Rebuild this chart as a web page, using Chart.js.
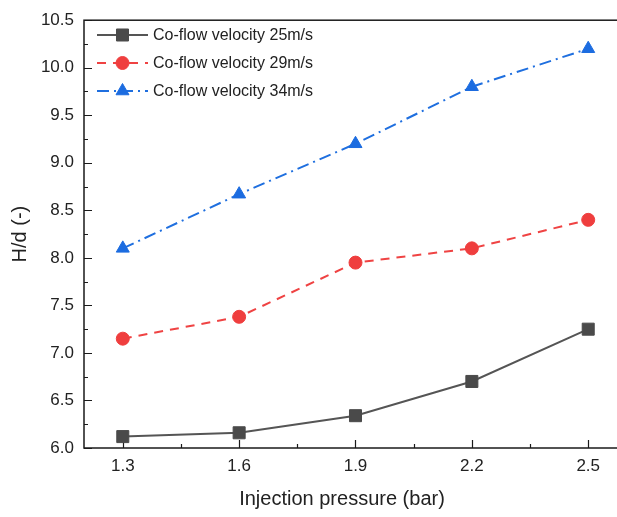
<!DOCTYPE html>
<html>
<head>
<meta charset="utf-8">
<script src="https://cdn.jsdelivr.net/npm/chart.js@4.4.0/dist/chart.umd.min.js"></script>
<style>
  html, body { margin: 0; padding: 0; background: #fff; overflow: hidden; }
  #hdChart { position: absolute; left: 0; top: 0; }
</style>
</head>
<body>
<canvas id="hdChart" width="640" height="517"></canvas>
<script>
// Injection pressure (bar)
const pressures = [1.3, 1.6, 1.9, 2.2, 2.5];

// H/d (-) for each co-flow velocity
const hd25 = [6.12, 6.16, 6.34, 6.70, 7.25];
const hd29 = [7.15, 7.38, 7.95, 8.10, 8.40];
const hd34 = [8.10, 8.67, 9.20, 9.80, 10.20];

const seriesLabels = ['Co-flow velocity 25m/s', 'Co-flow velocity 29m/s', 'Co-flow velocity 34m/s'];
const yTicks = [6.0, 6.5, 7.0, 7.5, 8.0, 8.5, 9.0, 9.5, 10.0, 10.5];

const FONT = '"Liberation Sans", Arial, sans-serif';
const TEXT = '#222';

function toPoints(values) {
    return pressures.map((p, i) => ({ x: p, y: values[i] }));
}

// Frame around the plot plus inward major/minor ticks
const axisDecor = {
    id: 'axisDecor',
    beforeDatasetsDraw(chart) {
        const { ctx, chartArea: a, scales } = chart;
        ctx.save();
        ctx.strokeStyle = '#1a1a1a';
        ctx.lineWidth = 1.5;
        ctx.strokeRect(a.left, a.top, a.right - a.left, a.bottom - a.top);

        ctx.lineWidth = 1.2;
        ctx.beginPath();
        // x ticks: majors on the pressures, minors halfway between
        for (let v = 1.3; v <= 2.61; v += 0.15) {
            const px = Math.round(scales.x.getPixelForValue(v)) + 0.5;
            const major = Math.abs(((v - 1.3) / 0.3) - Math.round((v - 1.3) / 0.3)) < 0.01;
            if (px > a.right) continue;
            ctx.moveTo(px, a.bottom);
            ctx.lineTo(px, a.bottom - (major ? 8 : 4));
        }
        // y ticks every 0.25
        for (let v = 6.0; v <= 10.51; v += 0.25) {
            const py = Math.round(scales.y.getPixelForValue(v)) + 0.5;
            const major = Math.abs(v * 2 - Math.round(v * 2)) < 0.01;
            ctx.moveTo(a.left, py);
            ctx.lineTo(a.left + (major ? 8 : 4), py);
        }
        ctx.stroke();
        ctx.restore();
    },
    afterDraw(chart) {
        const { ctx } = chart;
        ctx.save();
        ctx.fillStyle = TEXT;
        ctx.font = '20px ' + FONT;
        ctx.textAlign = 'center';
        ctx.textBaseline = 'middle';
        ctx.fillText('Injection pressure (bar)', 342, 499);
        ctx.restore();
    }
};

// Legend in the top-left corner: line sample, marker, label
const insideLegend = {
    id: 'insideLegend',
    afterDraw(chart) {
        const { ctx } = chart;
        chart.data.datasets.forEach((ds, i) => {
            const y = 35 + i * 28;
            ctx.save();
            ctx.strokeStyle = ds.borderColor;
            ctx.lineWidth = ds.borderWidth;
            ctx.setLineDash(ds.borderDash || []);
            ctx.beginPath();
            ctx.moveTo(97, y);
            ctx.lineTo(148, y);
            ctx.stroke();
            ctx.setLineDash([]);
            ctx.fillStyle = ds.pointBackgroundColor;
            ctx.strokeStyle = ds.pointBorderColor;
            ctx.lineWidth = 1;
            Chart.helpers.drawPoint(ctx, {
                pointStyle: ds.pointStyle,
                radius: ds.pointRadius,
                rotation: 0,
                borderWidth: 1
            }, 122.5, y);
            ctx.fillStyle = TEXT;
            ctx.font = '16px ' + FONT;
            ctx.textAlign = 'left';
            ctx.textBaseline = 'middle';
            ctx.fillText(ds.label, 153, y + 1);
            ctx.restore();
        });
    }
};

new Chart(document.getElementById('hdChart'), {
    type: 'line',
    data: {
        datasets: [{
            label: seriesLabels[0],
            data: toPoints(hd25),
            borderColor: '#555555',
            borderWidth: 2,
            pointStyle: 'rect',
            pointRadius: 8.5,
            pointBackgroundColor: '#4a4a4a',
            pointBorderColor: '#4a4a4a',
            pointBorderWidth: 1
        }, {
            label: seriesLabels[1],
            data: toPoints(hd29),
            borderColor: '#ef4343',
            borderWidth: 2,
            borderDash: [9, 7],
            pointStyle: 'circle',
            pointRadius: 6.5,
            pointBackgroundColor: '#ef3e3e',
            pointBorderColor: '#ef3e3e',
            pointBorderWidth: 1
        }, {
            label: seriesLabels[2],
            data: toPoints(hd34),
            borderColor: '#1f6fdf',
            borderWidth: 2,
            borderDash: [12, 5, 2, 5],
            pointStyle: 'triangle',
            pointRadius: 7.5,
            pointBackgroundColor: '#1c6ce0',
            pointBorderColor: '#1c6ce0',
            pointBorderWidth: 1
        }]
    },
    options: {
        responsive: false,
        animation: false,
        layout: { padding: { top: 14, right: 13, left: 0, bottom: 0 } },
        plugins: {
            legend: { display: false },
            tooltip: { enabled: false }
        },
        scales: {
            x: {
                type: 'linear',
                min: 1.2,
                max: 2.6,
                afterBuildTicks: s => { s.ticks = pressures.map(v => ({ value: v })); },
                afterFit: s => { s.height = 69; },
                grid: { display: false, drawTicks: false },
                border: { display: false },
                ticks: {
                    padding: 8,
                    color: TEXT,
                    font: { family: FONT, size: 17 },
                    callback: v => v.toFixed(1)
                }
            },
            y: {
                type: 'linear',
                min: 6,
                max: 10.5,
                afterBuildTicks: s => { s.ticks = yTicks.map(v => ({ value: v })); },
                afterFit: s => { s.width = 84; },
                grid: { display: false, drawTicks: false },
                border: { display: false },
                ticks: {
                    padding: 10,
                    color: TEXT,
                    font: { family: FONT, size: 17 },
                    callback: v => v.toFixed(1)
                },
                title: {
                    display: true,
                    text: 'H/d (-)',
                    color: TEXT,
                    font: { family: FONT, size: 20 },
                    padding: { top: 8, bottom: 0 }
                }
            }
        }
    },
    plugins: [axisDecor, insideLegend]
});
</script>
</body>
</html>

[Exercise objective]
Reproduce all of the data exactly, omitting each picture it holds.

[Solution to this task]
Rebuild this chart as a web page, using Chart.js.
<!DOCTYPE html>
<html>
<head>
<meta charset="utf-8">
<script src="https://cdn.jsdelivr.net/npm/chart.js@4.4.0/dist/chart.umd.min.js"></script>
<style>
  html, body { margin: 0; padding: 0; background: #fff; overflow: hidden; }
  #hdChart { position: absolute; left: 0; top: 0; }
</style>
</head>
<body>
<canvas id="hdChart" width="640" height="517"></canvas>
<script>
// Injection pressure (bar)
const pressures = [1.3, 1.6, 1.9, 2.2, 2.5];

// H/d (-) for each co-flow velocity
const hd25 = [6.12, 6.16, 6.34, 6.70, 7.25];
const hd29 = [7.15, 7.38, 7.95, 8.10, 8.40];
const hd34 = [8.10, 8.67, 9.20, 9.80, 10.20];

const seriesLabels = ['Co-flow velocity 25m/s', 'Co-flow velocity 29m/s', 'Co-flow velocity 34m/s'];
const yTicks = [6.0, 6.5, 7.0, 7.5, 8.0, 8.5, 9.0, 9.5, 10.0, 10.5];

const FONT = '"Liberation Sans", Arial, sans-serif';
const TEXT = '#222';

function toPoints(values) {
    return pressures.map((p, i) => ({ x: p, y: values[i] }));
}

// Frame around the plot plus inward major/minor ticks
const axisDecor = {
    id: 'axisDecor',
    beforeDatasetsDraw(chart) {
        const { ctx, chartArea: a, scales } = chart;
        ctx.save();
        ctx.strokeStyle = '#1a1a1a';
        ctx.lineWidth = 1.5;
        ctx.strokeRect(a.left, a.top, a.right - a.left, a.bottom - a.top);

        ctx.lineWidth = 1.2;
        ctx.beginPath();
        // x ticks: majors on the pressures, minors halfway between
        for (let v = 1.3; v <= 2.61; v += 0.15) {
            const px = Math.round(scales.x.getPixelForValue(v)) + 0.5;
            const major = Math.abs(((v - 1.3) / 0.3) - Math.round((v - 1.3) / 0.3)) < 0.01;
            if (px > a.right) continue;
            ctx.moveTo(px, a.bottom);
            ctx.lineTo(px, a.bottom - (major ? 8 : 4));
        }
        // y ticks every 0.25
        for (let v = 6.0; v <= 10.51; v += 0.25) {
            const py = Math.round(scales.y.getPixelForValue(v)) + 0.5;
            const major = Math.abs(v * 2 - Math.round(v * 2)) < 0.01;
            ctx.moveTo(a.left, py);
            ctx.lineTo(a.left + (major ? 8 : 4), py);
        }
        ctx.stroke();
        ctx.restore();
    },
    afterDraw(chart) {
        const { ctx } = chart;
        ctx.save();
        ctx.fillStyle = TEXT;
        ctx.font = '20px ' + FONT;
        ctx.textAlign = 'center';
        ctx.textBaseline = 'middle';
        ctx.fillText('Injection pressure (bar)', 342, 499);
        ctx.restore();
    }
};

// Legend in the top-left corner: line sample, marker, label
const insideLegend = {
    id: 'insideLegend',
    afterDraw(chart) {
        const { ctx } = chart;
        chart.data.datasets.forEach((ds, i) => {
            const y = 35 + i * 28;
            ctx.save();
            ctx.strokeStyle = ds.borderColor;
            ctx.lineWidth = ds.borderWidth;
            ctx.setLineDash(ds.borderDash || []);
            ctx.beginPath();
            ctx.moveTo(97, y);
            ctx.lineTo(148, y);
            ctx.stroke();
            ctx.setLineDash([]);
            ctx.fillStyle = ds.pointBackgroundColor;
            ctx.strokeStyle = ds.pointBorderColor;
            ctx.lineWidth = 1;
            Chart.helpers.drawPoint(ctx, {
                pointStyle: ds.pointStyle,
                radius: ds.pointRadius,
                rotation: 0,
                borderWidth: 1
            }, 122.5, y);
            ctx.fillStyle = TEXT;
            ctx.font = '16px ' + FONT;
            ctx.textAlign = 'left';
            ctx.textBaseline = 'middle';
            ctx.fillText(ds.label, 153, y + 1);
            ctx.restore();
        });
    }
};

new Chart(document.getElementById('hdChart'), {
    type: 'line',
    data: {
        datasets: [{
            label: seriesLabels[0],
            data: toPoints(hd25),
            borderColor: '#555555',
            borderWidth: 2,
            pointStyle: 'rect',
            pointRadius: 8.5,
            pointBackgroundColor: '#4a4a4a',
            pointBorderColor: '#4a4a4a',
            pointBorderWidth: 1
        }, {
            label: seriesLabels[1],
            data: toPoints(hd29),
            borderColor: '#ef4343',
            borderWidth: 2,
            borderDash: [9, 7],
            pointStyle: 'circle',
            pointRadius: 6.5,
            pointBackgroundColor: '#ef3e3e',
            pointBorderColor: '#ef3e3e',
            pointBorderWidth: 1
        }, {
            label: seriesLabels[2],
            data: toPoints(hd34),
            borderColor: '#1f6fdf',
            borderWidth: 2,
            borderDash: [12, 5, 2, 5],
            pointStyle: 'triangle',
            pointRadius: 7.5,
            pointBackgroundColor: '#1c6ce0',
            pointBorderColor: '#1c6ce0',
            pointBorderWidth: 1
        }]
    },
    options: {
        responsive: false,
        animation: false,
        layout: { padding: { top: 14, right: 13, left: 0, bottom: 0 } },
        plugins: {
            legend: { display: false },
            tooltip: { enabled: false }
        },
        scales: {
            x: {
                type: 'linear',
                min: 1.2,
                max: 2.6,
                afterBuildTicks: s => { s.ticks = pressures.map(v => ({ value: v })); },
                afterFit: s => { s.height = 69; },
                grid: { display: false, drawTicks: false },
                border: { display: false },
                ticks: {
                    padding: 8,
                    color: TEXT,
                    font: { family: FONT, size: 17 },
                    callback: v => v.toFixed(1)
                }
            },
            y: {
                type: 'linear',
                min: 6,
                max: 10.5,
                afterBuildTicks: s => { s.ticks = yTicks.map(v => ({ value: v })); },
                afterFit: s => { s.width = 84; },
                grid: { display: false, drawTicks: false },
                border: { display: false },
                ticks: {
                    padding: 10,
                    color: TEXT,
                    font: { family: FONT, size: 17 },
                    callback: v => v.toFixed(1)
                },
                title: {
                    display: true,
                    text: 'H/d (-)',
                    color: TEXT,
                    font: { family: FONT, size: 20 },
                    padding: { top: 8, bottom: 0 }
                }
            }
        }
    },
    plugins: [axisDecor, insideLegend]
});
</script>
</body>
</html>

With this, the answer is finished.